Offline/Online Login
There is an implicit concept that we have not discussed. Who is the creator of the observations stored on the device but not yet uploaded? From their conception, mobile devices were considered personal. Processing the device implied ownership. But smart phones users do sometimes loan their phones. (I suspect that might become less common because NIF and features like google wallet have enabled smart phone to be used like a credit cards.) So should we assume that the owner of the device is the creator of the observations stored on the device? This would save some user interactions because they would not have to login to upload their observations. If we were to implement this feature then the login and password would have to be stored in cookies, which is not very secure if the phone is lost. Browsers can autofill and better design for security then we can.
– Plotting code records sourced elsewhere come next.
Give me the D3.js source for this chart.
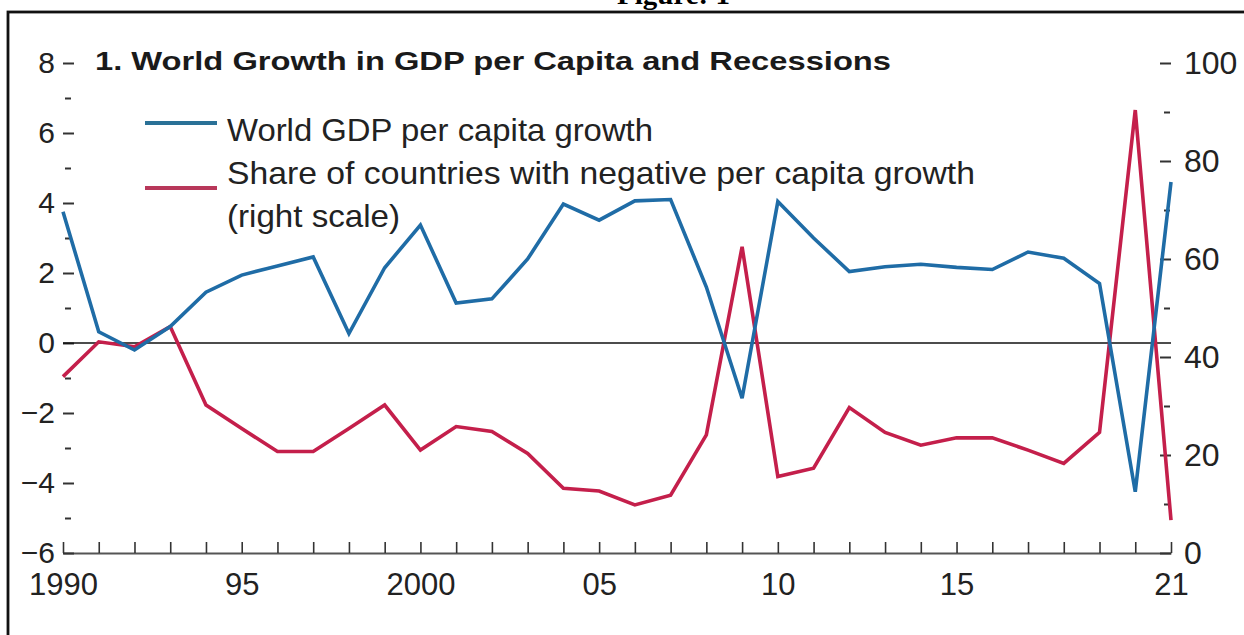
<!DOCTYPE html>
<html>
<head>
<meta charset="utf-8">
<script src="https://cdn.jsdelivr.net/npm/d3@7"></script>
<style>
  body { margin: 0; background: #fff; }
  svg { display: block; font-family: "Liberation Sans", Arial, sans-serif; }
  .axis text { fill: #222; }
  .axis line { stroke: #333; }
</style>
</head>
<body>
<div id="chart"></div>
<script>

var years = [1990, 1991, 1992, 1993, 1994, 1995, 1996, 1997, 1998, 1999,
             2000, 2001, 2002, 2003, 2004, 2005, 2006, 2007, 2008, 2009,
             2010, 2011, 2012, 2013, 2014, 2015, 2016, 2017, 2018, 2019,
             2020, 2021];

// world GDP per capita growth, percent (left scale)
var gdpGrowth = [3.75, 0.32, -0.2, 0.47, 1.45, 1.94, 2.2, 2.46, 0.27, 2.15,
                 3.37, 1.14, 1.26, 2.4, 3.97, 3.51, 4.06, 4.1, 1.6, -1.58,
                 4.04, 3.0, 2.04, 2.18, 2.25, 2.16, 2.1, 2.6, 2.42, 1.7,
                 -4.25, 4.6];

// share of countries with negative per capita growth, percent (right scale)
var negShare = [36.0, 43.1, 42.1, 46.2, 30.2, 25.4, 20.7, 20.7, 25.4, 30.2,
                21.0, 25.8, 24.8, 20.3, 13.2, 12.65, 9.8, 11.8, 24.1, 62.5,
                15.6, 17.3, 29.7, 24.6, 22.0, 23.5, 23.5, 21.0, 18.3, 24.6,
                90.4, 6.7];

var leftTicks = [-6, -4, -2, 0, 2, 4, 6, 8];
var leftMinor = [-5, -3, -1, 1, 3, 5, 7];
var rightTicks = [0, 20, 40, 60, 80, 100];
var rightMinor = [10, 30, 50, 70, 90];
var yearLabels = { 1990: '1990', 1995: '95', 2000: '2000', 2005: '05', 2010: '10', 2015: '15', 2021: '21' };

var seriesNames = ['World GDP per capita growth',
                   'Share of countries with negative per capita growth',
                   '(right scale)'];

var blue = '#1f6ca6';
var red = '#c41f4b';

var width = 1244, height = 635;

var svg = d3.select('#chart')
  .append('svg')
    .attr('width', width)
    .attr('height', height);

// frame
svg.append('rect')
    .attr('x', 8)
    .attr('y', 12)
    .attr('width', 1260)
    .attr('height', 660)
    .attr('fill', 'none')
    .attr('stroke', '#111')
    .attr('stroke-width', 2.8);

svg.append('text')
    .attr('x', 617)
    .attr('y', 4)
    .attr('font-family', '"Liberation Serif", "Times New Roman", serif')
    .attr('font-weight', 'bold')
    .attr('font-size', 28)
    .attr('textLength', 113)
    .attr('lengthAdjust', 'spacingAndGlyphs')
    .text('Figure: 1');

var x = d3.scaleLinear()
  .domain([1990, 2021])
  .range([63, 1171]);

var yL = d3.scaleLinear()
  .domain([-6, 8])
  .range([553, 63]);

var yR = d3.scaleLinear()
  .domain([0, 100])
  .range([553, 63]);

// x axis
var xAxis = svg.append('g')
    .attr('class', 'axis')
    .attr('transform', 'translate(0,553)')
    .call(d3.axisBottom(x)
      .tickValues(years)
      .tickSize(-11)
      .tickSizeOuter(0)
      .tickPadding(20)
      .tickFormat(function (d) { return yearLabels[d] || ''; })
    );

xAxis.select('.domain')
    .attr('stroke', '#555')
    .attr('stroke-width', 2.2);
xAxis.selectAll('line').attr('stroke-width', 1.6).attr('stroke', '#444');
xAxis.selectAll('text').attr('font-size', 31);

// left axis
var leftAxis = svg.append('g')
    .attr('class', 'axis')
    .attr('transform', 'translate(63,0)')
    .call(d3.axisLeft(yL)
      .tickValues(leftTicks)
      .tickSize(-11)
      .tickPadding(8)
    );
leftAxis.select('.domain').remove();
leftAxis.selectAll('line').attr('stroke-width', 2);
leftAxis.selectAll('text').attr('font-size', 30);

var leftMinorAxis = svg.append('g')
    .attr('class', 'axis')
    .attr('transform', 'translate(65,0)')
    .call(d3.axisLeft(yL)
      .tickValues(leftMinor)
      .tickSize(-6)
      .tickFormat('')
    );
leftMinorAxis.select('.domain').remove();
leftMinorAxis.selectAll('line').attr('stroke-width', 2);

// right axis
var rightAxis = svg.append('g')
    .attr('class', 'axis')
    .attr('transform', 'translate(1171,0)')
    .call(d3.axisRight(yR)
      .tickValues(rightTicks)
      .tickSize(-11)
      .tickPadding(13)
    );
rightAxis.select('.domain').remove();
rightAxis.selectAll('line').attr('stroke-width', 2);
rightAxis.selectAll('text').attr('font-size', 32);

var rightMinorAxis = svg.append('g')
    .attr('class', 'axis')
    .attr('transform', 'translate(1170,0)')
    .call(d3.axisRight(yR)
      .tickValues(rightMinor)
      .tickSize(-6)
      .tickFormat('')
    );
rightMinorAxis.select('.domain').remove();
rightMinorAxis.selectAll('line').attr('stroke-width', 2);

// zero line
svg.append('line')
    .attr('x1', x(1990))
    .attr('x2', x(2021))
    .attr('y1', yL(0))
    .attr('y2', yL(0))
    .attr('stroke', '#111')
    .attr('stroke-width', 1.6);

var lineL = d3.line()
    .x(function (d, i) { return x(years[i]); })
    .y(function (d) { return yL(d); });

var lineR = d3.line()
    .x(function (d, i) { return x(years[i]); })
    .y(function (d) { return yR(d); });

svg.append('path')
    .datum(negShare)
    .attr('d', lineR)
    .attr('fill', 'none')
    .attr('stroke', red)
    .attr('stroke-width', 3.6)
    .attr('stroke-linejoin', 'miter');

svg.append('path')
    .datum(gdpGrowth)
    .attr('d', lineL)
    .attr('fill', 'none')
    .attr('stroke', blue)
    .attr('stroke-width', 3.6)
    .attr('stroke-linejoin', 'miter');

// title
svg.append('text')
    .attr('x', 95)
    .attr('y', 70)
    .attr('font-size', 25)
    .attr('font-weight', 'bold')
    .attr('fill', '#1a1a1a')
    .attr('textLength', 796)
    .attr('lengthAdjust', 'spacingAndGlyphs')
    .text('1. World Growth in GDP per Capita and Recessions');

// legend
var legend = svg.append('g');

legend.append('line')
    .attr('x1', 145).attr('x2', 217)
    .attr('y1', 123).attr('y2', 123)
    .attr('stroke', '#2a7197')
    .attr('stroke-width', 4);

legend.append('line')
    .attr('x1', 145).attr('x2', 217)
    .attr('y1', 188).attr('y2', 188)
    .attr('stroke', '#b8375a')
    .attr('stroke-width', 4);

var legendLengths = [426, 748, 173];

legend.selectAll('text')
    .data(seriesNames)
    .enter()
  .append('text')
    .attr('x', 227)
    .attr('y', function (d, i) { return 141 + i * 43; })
    .attr('font-size', 32)
    .attr('fill', '#222')
    .attr('textLength', function (d, i) { return legendLengths[i]; })
    .attr('lengthAdjust', 'spacingAndGlyphs')
    .text(function (d) { return d; });

</script>
</body>
</html>
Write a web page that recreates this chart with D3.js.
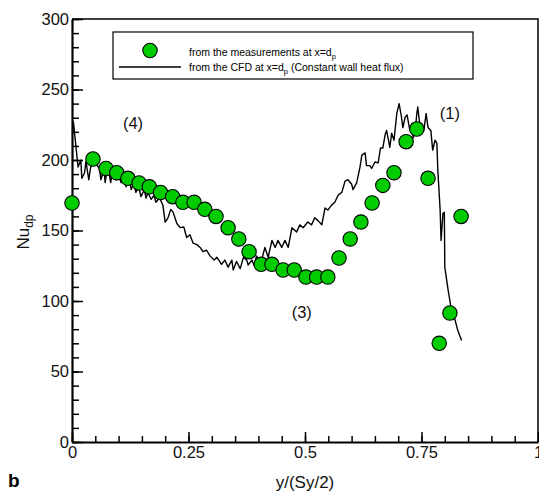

Consequently, I suggest that we model ownership as while the observations are stored on the device then they belong to the device. Users must login to upload the observations and at that time they become owners of the observations stored on the server.
Late Addition
Just as there are two version of saving, “store on device” and “upload to server”, there should also be two types of delete, “discard from device”, “delete on server”. We probably need a “cancel” button for edit observation.